UU Terorisme Masih Mengabaikan Korban, Ini Kritik dari AIDA

Jakarta, IDN Times- Aliansi Indonesia Damai (AIDA) mengkritisi Undang-Undang (UU) nomor 5 tahun 2018 tentang Tindak Pidana Terorisme yang masih abai terhadap penderitaan korban. Aturan tersebut memang mengatur kompensasi sebagai mekansime ganti rugi namun penerapannya masih sangat rumit.
“Kompensasi ini hak korban terorisme yang paling tua dan kompleks. Paling tua karena ini hak pertama diakui negara, sudah ada dalam UU no 15 Tahun 2003. Tapi, ini paling kompleks karena baru bisa diimplementasikan tahun 2018. Karenanya masih banyak kekurangan-kekurangan,” kata Hasibullah Satrawi selaku Direktur AIDA di Jakarta Pusat.
1. Korban baru mendapat kompensasi setelah putusan pengadilan

Perkara awal yang dipersoalkan AIDA adalah kapan korban mendapat hak kompensasinya.
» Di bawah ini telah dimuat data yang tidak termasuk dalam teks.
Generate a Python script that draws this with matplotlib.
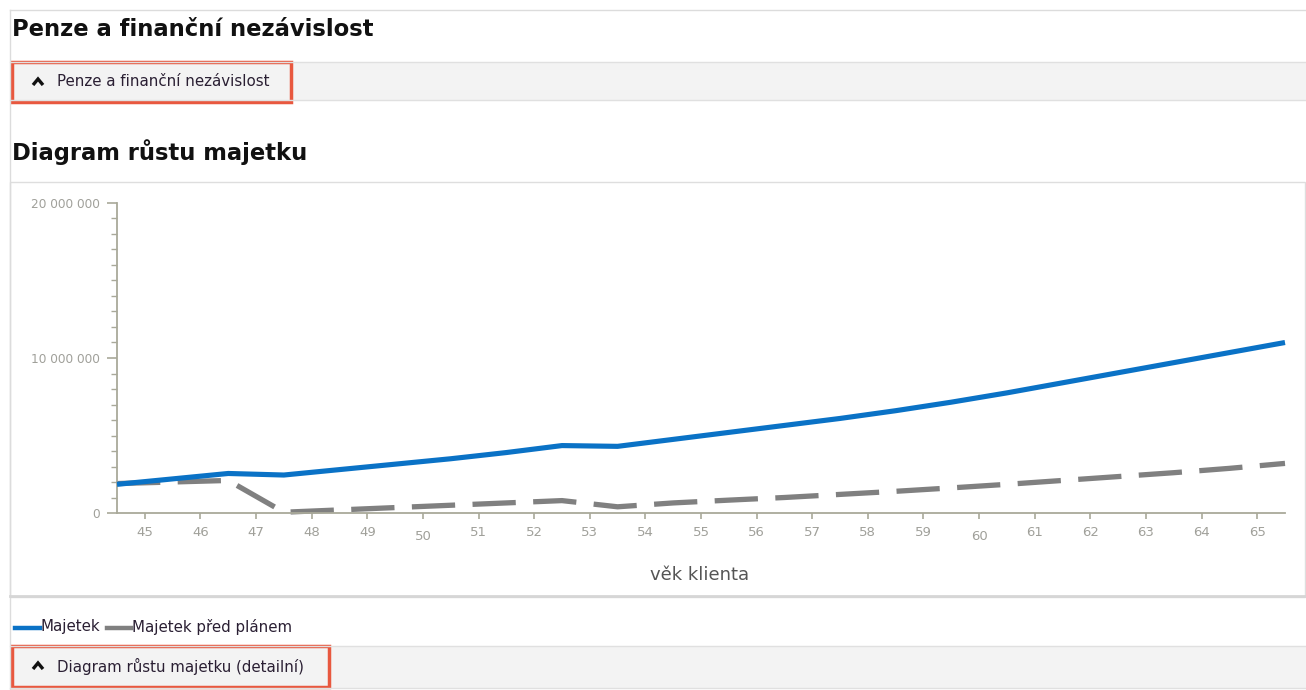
import matplotlib
matplotlib.use("Agg")
import matplotlib.pyplot as plt
from matplotlib.patches import Rectangle
from matplotlib.lines import Line2D
from matplotlib.ticker import FixedLocator, FuncFormatter

# data (ages at half-year steps, values in CZK)
vek = [44.5, 45.5, 46.5, 47.5, 48.5, 49.5, 50.5, 51.5, 52.5, 53.5, 54.5,
       55.5, 56.5, 57.5, 58.5, 59.5, 60.5, 61.5, 62.5, 63.5, 64.5, 65.5]
majetek = [1.85, 2.2, 2.55, 2.45, 2.8, 3.15, 3.5, 3.9, 4.35, 4.3, 4.75,
           5.2, 5.65, 6.1, 6.6, 7.15, 7.75, 8.4, 9.05, 9.7, 10.35, 11.0]
majetek_pred = [1.9, 2.0, 2.1, 0.05, 0.2, 0.35, 0.5, 0.65, 0.8, 0.4, 0.65,
                0.83, 1.0, 1.2, 1.4, 1.62, 1.85, 2.1, 2.35, 2.6, 2.88, 3.2]
majetek = [v * 1e6 for v in majetek]
majetek_pred = [v * 1e6 for v in majetek_pred]
roky = list(range(45, 66))

W, H = 1306, 690
fig = plt.figure(figsize=(W / 100, H / 100), dpi=100)
fig.patch.set_facecolor("white")

def fx(x):
    return x / W

def fy(y):
    return 1 - y / H

def rect(x0, y0, x1, y1, **kw):
    fig.patches.append(Rectangle((fx(x0), fy(y1)), fx(x1) - fx(x0), fy(y0) - fy(y1),
                                 transform=fig.transFigure, zorder=-5, **kw))

def hline(x0, x1, y, c="#dcdcdc", lw=1):
    fig.lines.append(Line2D([fx(x0), fx(x1)], [fy(y), fy(y)], transform=fig.transFigure,
                            color=c, lw=lw, zorder=-4))

def vline(x, y0, y1, c="#dcdcdc", lw=1):
    fig.lines.append(Line2D([fx(x), fx(x)], [fy(y0), fy(y1)], transform=fig.transFigure,
                            color=c, lw=lw, zorder=-4))

def chevron(x, y):
    fig.lines.append(Line2D([fx(x - 5), fx(x), fx(x + 5)], [fy(y + 3), fy(y - 3), fy(y + 3)],
                            transform=fig.transFigure, color="#111111", lw=2.4,
                            solid_capstyle="butt", solid_joinstyle="miter"))

# page frame
hline(10, 1306, 10)
vline(10, 10, 690)

fig.text(fx(12), fy(30), "Penze a finanční nezávislost", fontsize=16.3, fontweight="bold",
         color="#111111", va="center", ha="left")

# collapsible band 1
rect(10, 62, 1306, 100, facecolor="#f3f3f3", edgecolor="none")
hline(10, 1306, 62, "#e0e0e0")
hline(10, 1306, 100, "#e0e0e0")
rect(12, 62, 291, 102, facecolor="none", edgecolor="#e8583f", lw=2.5)
chevron(38, 82)
fig.text(fx(57), fy(82), "Penze a finanční nezávislost", fontsize=10.8, color="#2a1f33",
         va="center", ha="left")

fig.text(fx(12), fy(152), "Diagram růstu majetku", fontsize=16.3, fontweight="bold",
         color="#111111", va="center", ha="left")

# chart box
rect(10, 182, 1305, 597, facecolor="white", edgecolor="#dedede", lw=1)
hline(10, 1305, 596, "#d6d6d6", 2)

ax = fig.add_axes([fx(117), fy(513), fx(1285) - fx(117), fy(203) - fy(513)])
ax.set_zorder(5)
ax.patch.set_alpha(0)
ax.plot(vek, majetek, color="#0a72c6", lw=3.7, solid_capstyle="butt", zorder=3, clip_on=False)
ax.plot(vek, majetek_pred, color="#808080", lw=3.8, dashes=(8.2, 3.3), zorder=2, clip_on=False)
ax.set_xlim(44.5, 65.5)
ax.set_ylim(0, 20e6)

axc = "#a9a99a"
for s in ["top", "right"]:
    ax.spines[s].set_visible(False)
ax.spines["left"].set_color(axc)
ax.spines["bottom"].set_color(axc)
ax.spines["left"].set_linewidth(1.3)
ax.spines["bottom"].set_linewidth(1.3)

ax.yaxis.set_major_locator(FixedLocator([0, 10e6, 20e6]))
ax.yaxis.set_minor_locator(FixedLocator([i * 1e6 for i in range(21)]))
ax.yaxis.set_major_formatter(FuncFormatter(lambda v, p: f"{int(v):,}".replace(",", " ")))
ax.tick_params(axis="y", which="major", length=7, width=1.2, color=axc,
               labelsize=8.7, labelcolor="#a0a09a", pad=5)
ax.tick_params(axis="y", which="minor", length=4, width=1, color=axc)

ax.set_xticks(roky)
ax.set_xticklabels([str(r) for r in roky])
ax.tick_params(axis="x", which="major", length=4, width=1.2, color=axc,
               labelsize=9.5, labelcolor="#a0a09a", pad=5)
for t, r in zip(ax.xaxis.get_major_ticks(), roky):
    if r % 10 == 0:
        t.tick1line.set_markersize(8)
        t.set_pad(8)

fig.text(fx(700), fy(575), "věk klienta", fontsize=13, color="#555555", ha="center", va="center")

# legend
fig.lines.append(Line2D([fx(15), fx(40)], [fy(628), fy(628)], transform=fig.transFigure,
                        color="#0a72c6", lw=3.2))
fig.text(fx(41), fy(627), "Majetek", fontsize=10.8, color="#2a1f33", va="center", ha="left")
fig.lines.append(Line2D([fx(107), fx(131)], [fy(628), fy(628)], transform=fig.transFigure,
                        color="#808080", lw=3.2))
fig.text(fx(132), fy(627), "Majetek před plánem", fontsize=10.8, color="#2a1f33", va="center", ha="left")

# collapsible band 2
rect(10, 646, 1306, 688, facecolor="#f3f3f3", edgecolor="none")
hline(10, 1306, 646, "#e0e0e0")
hline(10, 1306, 688, "#e0e0e0")
rect(12, 646, 329, 687, facecolor="none", edgecolor="#e8583f", lw=2.5)
chevron(38, 666)
fig.text(fx(57), fy(666), "Diagram růstu majetku (detailní)", fontsize=10.8, color="#2a1f33",
         va="center", ha="left")

fig.savefig("out.png", dpi=100)
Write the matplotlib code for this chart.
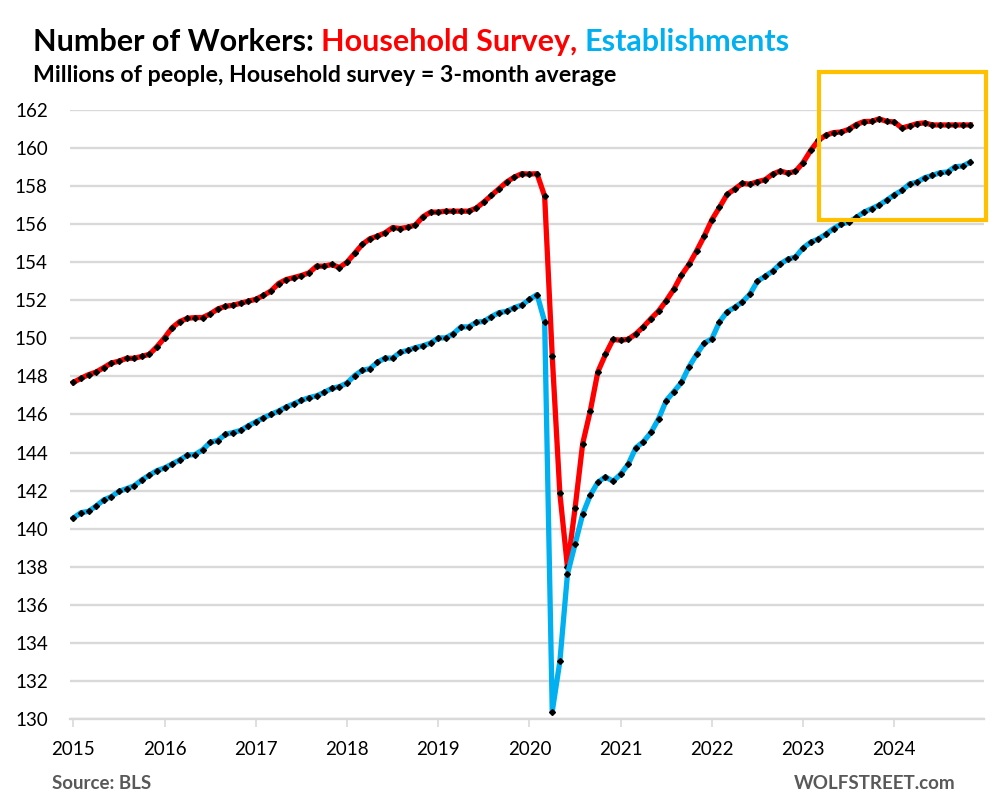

Selama ini, korban baru mendapat kompensasi setelah putusan pengadilan. Padahal, sejak korban menderita luka akibat serangan terorisme, sudah sepatutnya mereka mendapat kompensasi.
“Kalau semua kompensasi diberikan setelah putusan pengadilan, bagaimana dengan korban bom-bom lama yang mungkin sudah tidak ada lagi pengadilannya, seperti bom Bali, Kuningan, Thamrin. Oleh karena itu, kami mendorong supaya kompensasi bisa diberikan tanpa putusan pengadilan,” tambah lelaki yang karib disapa Hasbi itu.
2. Nominalnya masih belum jelas

Selain itu, Hasbi juga mendorong supaya Paraturan Pemerintah (PP) dari UU No. 5 Tahun 2018, sebagai aturan turunan dari pemberian kompenasasi, segera diterbitkan. Sebab, undang-undang terorisme belum mengatur tentang besaran kompensasi yang diberikan kepada korban.
“Nominal tentu hal yang sensitif karena LPSK (Lembaga Perlindungan Saksi dan Korban) perlu validasi data korban. Oleh karena itu, LPSK membutuhkan UU turunan. Pada prinsipnya, LPSK, BNPT, dan Kemenkeu harus betul-betul bisa memastikan siapa mengalami kerugian apa,” beber dia.
3. Memastikan supaya pemberian kompensasi tidak lebih dari 3 tahun

Peraturan Pemerintah penting supaya negara tidak terlambat dalam memberikan kompensasi kepada korban. Sebagaimana diatur dalam UU No. 5 Tahun 2018, limit pemberian kompensasi adalah tiga tahun.
“Kalau berlarut-larut, kami khawatir malah memperpanjang ketidakdilan kepada para korban. Karena itu kompensasi sebagai ganti rugi harus segera diberikan karena. PP ini menjadi kunci bagi pemenuhnan kompensasi,” jelas Hasbi.
4. Hak kompensasi dibedakan dari hak medis

AIDA juga mendorong supaya pemerintah memisahkan antara hak medis dengan hak kompensasi. Hasbi khawatir nantinya korban hanya diberikan uang kompensasi tanpa kalkulasi kebutuhan medis.
Hasbi menyampaikan, “kalau misalnya negara memberikan Rp500 juta tapi biaya pengoabatannya lebih dari itu, namanya negara yang untung itu.”
“Salah satu ciri khas korban terorisme adalah derita yang berkepanjangan. Contohnya, korban bom Kuningan 2004 sampai hari ini masih ada yang berobat bahkan membutuhkan operasi. Para korban sering tidak tahu apa kebutuhannya. Nah kami khawatir kalau pemberian kompensasi ini berdampak terhadap pengurangan hak lainnya, medis misalnya,” tutupnya.